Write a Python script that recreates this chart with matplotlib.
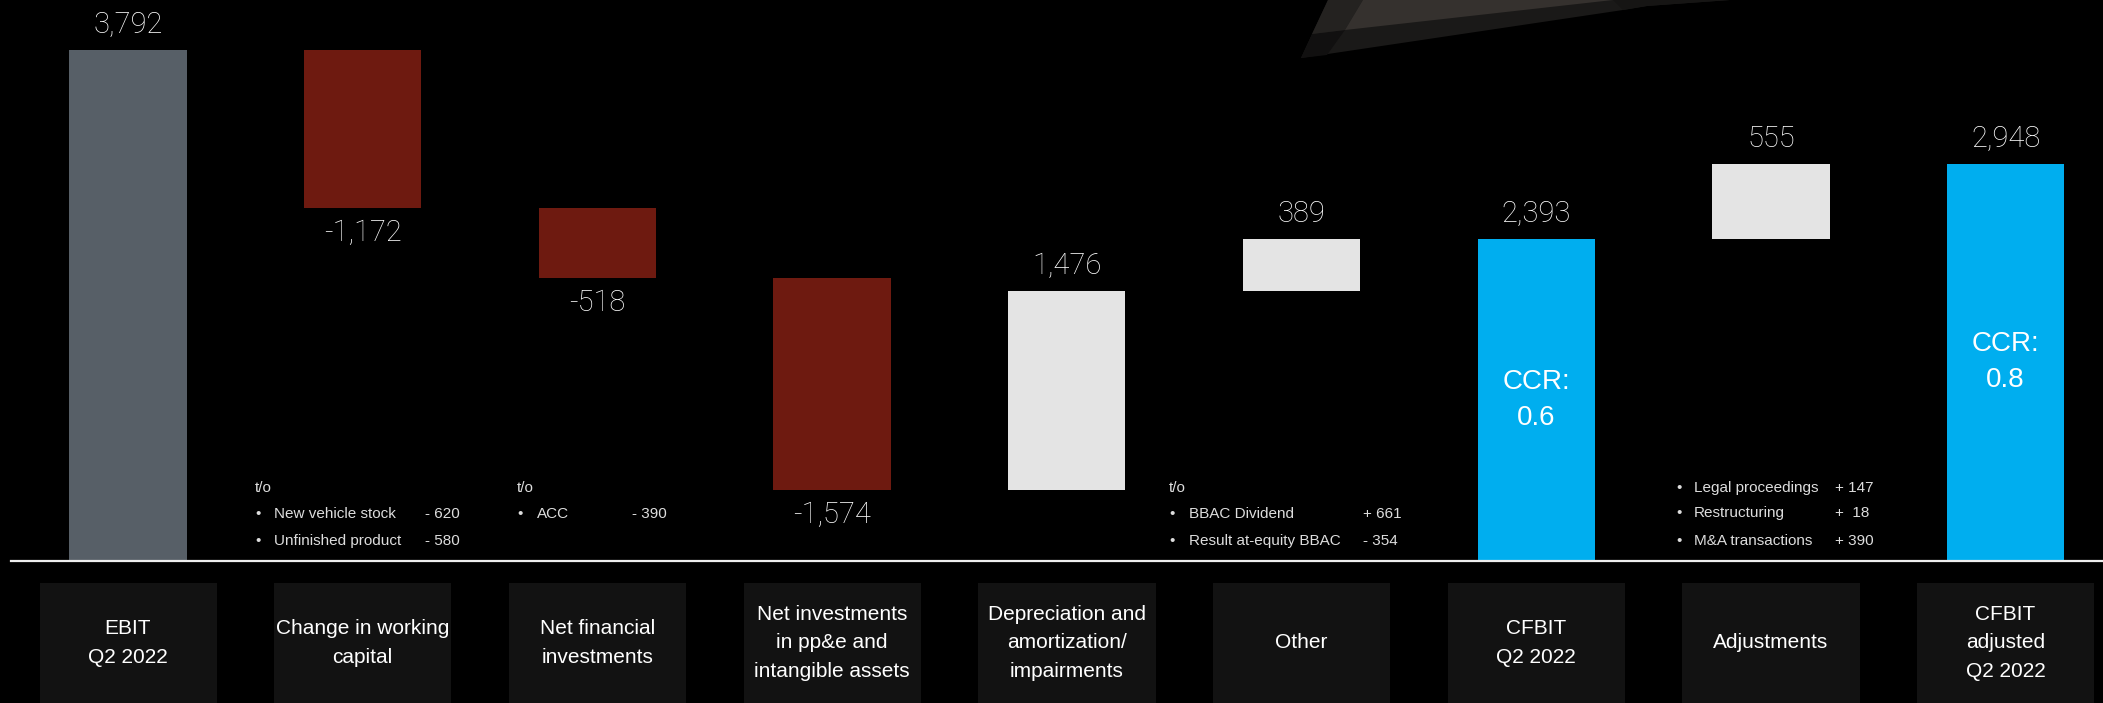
import numpy as np
import matplotlib.pyplot as plt
from matplotlib.patches import Rectangle, Polygon

plt.rcParams['font.family'] = ['Liberation Sans', 'DejaVu Sans']

# ---- data ----
categories = ['EBIT\nQ2 2022', 'Change in working\ncapital', 'Net financial\ninvestments',
              'Net investments\nin pp&e and\nintangible assets',
              'Depreciation and\namortization/\nimpairments', 'Other',
              'CFBIT\nQ2 2022', 'Adjustments', 'CFBIT\nadjusted\nQ2 2022']
values = [3792, -1172, -518, -1574, 1476, 389, 2393, 555, 2948]
is_total = [True, False, False, False, False, False, True, False, True]
ccr_text = {6: 'CCR:\n0.6', 8: 'CCR:\n0.8'}

wc_items = ['New vehicle stock', 'Unfinished product']
wc_vals = ['- 620', '- 580']
fin_items = ['ACC']
fin_vals = ['- 390']
other_items = ['BBAC Dividend', 'Result at-equity BBAC']
other_vals = ['+ 661', '- 354']
adj_items = ['Legal proceedings', 'Restructuring', 'M&A transactions']
adj_vals = ['+ 147', '+  18', '+ 390']

c_ebit = '#575f67'
c_neg = '#6e1a10'
c_pos = '#e4e4e4'
c_total = '#00aeef'

# ---- figure / scale ----
W, H = 2103, 703
fig = plt.figure(figsize=(W / 100, H / 100), dpi=100, facecolor='black')
ax = fig.add_axes([0, 0, 1, 1])
ax.set_facecolor('black')
ax.axis('off')

step = 234.7          # px between bar centres
x0 = 128              # px of first bar centre
base = 561            # px of zero line (from top)
u = 3792 / 511        # value units per px

ax.set_xlim(-x0 / step, (W - x0) / step)
ax.set_ylim(-(H - base) * u, base * u)


def px(x):
    return (x - x0) / step


def py(y):
    return (base - y) * u


# decoration top right (dark glass shape)
for pts, col in [
    ([(1301, 58), (1328, 0), (1730, 0), (1647, 6), (1623, 10)], '#1a1918'),
    ([(1301, 58), (1312, 34), (1345, 30), (1327, 55)], '#111010'),
    ([(1312, 34), (1328, 0), (1363, 0), (1345, 30)], '#242220'),
    ([(1345, 30), (1363, 0), (1613, 0)], '#35312e'),
    ([(1613, 0), (1623, 10), (1647, 6), (1730, 0)], '#161514'),
]:
    ax.add_patch(Polygon([(px(a), py(b)) for a, b in pts], closed=True, color=col, lw=0, zorder=0))

# waterfall bars
running = 0
for i, v in enumerate(values):
    if is_total[i]:
        bottom, height = 0, v
        col = c_ebit if i == 0 else c_total
        running = v
    else:
        bottom, height = running, v
        col = c_neg if v < 0 else c_pos
        running += v
    ax.bar(i, height, bottom=bottom, width=0.5, color=col, zorder=2)
    off = 18 if v >= 0 else -18
    ax.annotate(f'{v:,}', (i, bottom + height), xytext=(0, off), textcoords='offset points',
                ha='center', va='center', color='white', fontsize=21,
                family=['Roboto', 'Liberation Sans'], fontweight='light')
    if i in ccr_text:
        ax.text(i, v / 2, ccr_text[i], ha='center', va='center', color='white',
                fontsize=20, linespacing=1.5, zorder=3)

ax.axhline(0, xmin=11 / W, xmax=1, color='#eeeeee', lw=1.6, zorder=3)

# category boxes
box_top = py(583)
for i, lab in enumerate(categories):
    ax.add_patch(Rectangle((i - 0.377, py(H + 5)), 0.755, box_top - py(H + 5),
                           color='#121212', lw=0, zorder=1))
    ax.text(i, py(643), lab, ha='center', va='center', color='white',
            fontsize=15, linespacing=1.62)


# breakdown notes
def notes(header, items, vals, xb, xt, xv, rows):
    fs = 11
    if header:
        ax.text(px(xb), py(rows[0]), header, color='#dddddd', fontsize=fs, va='center')
        rows = rows[1:]
    for it, vv, r in zip(items, vals, rows):
        ax.text(px(xb), py(r), '\u2022', color='#dddddd', fontsize=fs, va='center')
        ax.text(px(xt), py(r), it, color='#dddddd', fontsize=fs, va='center')
        ax.text(px(xv), py(r), vv, color='#dddddd', fontsize=fs, va='center')


notes('t/o', wc_items, wc_vals, 255, 274, 425, [488, 514, 541])
notes('t/o', fin_items, fin_vals, 517, 537, 632, [488, 514, 541])
notes('t/o', other_items, other_vals, 1169, 1189, 1363, [488, 514, 541])
notes(None, adj_items, adj_vals, 1676, 1694, 1835, [488, 513, 541])

fig.savefig('out.png', dpi=100, facecolor='black')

========

Your instructions → Give again, exactly, the lines from the start of the data through the one holding "c_total = '#00aeef'"; omit the pictures.

Answer →
Write a Python script that recreates this chart with matplotlib.
import numpy as np
import matplotlib.pyplot as plt
from matplotlib.patches import Rectangle, Polygon

plt.rcParams['font.family'] = ['Liberation Sans', 'DejaVu Sans']

# ---- data ----
categories = ['EBIT\nQ2 2022', 'Change in working\ncapital', 'Net financial\ninvestments',
              'Net investments\nin pp&e and\nintangible assets',
              'Depreciation and\namortization/\nimpairments', 'Other',
              'CFBIT\nQ2 2022', 'Adjustments', 'CFBIT\nadjusted\nQ2 2022']
values = [3792, -1172, -518, -1574, 1476, 389, 2393, 555, 2948]
is_total = [True, False, False, False, False, False, True, False, True]
ccr_text = {6: 'CCR:\n0.6', 8: 'CCR:\n0.8'}

wc_items = ['New vehicle stock', 'Unfinished product']
wc_vals = ['- 620', '- 580']
fin_items = ['ACC']
fin_vals = ['- 390']
other_items = ['BBAC Dividend', 'Result at-equity BBAC']
other_vals = ['+ 661', '- 354']
adj_items = ['Legal proceedings', 'Restructuring', 'M&A transactions']
adj_vals = ['+ 147', '+  18', '+ 390']

c_ebit = '#575f67'
c_neg = '#6e1a10'
c_pos = '#e4e4e4'
c_total = '#00aeef'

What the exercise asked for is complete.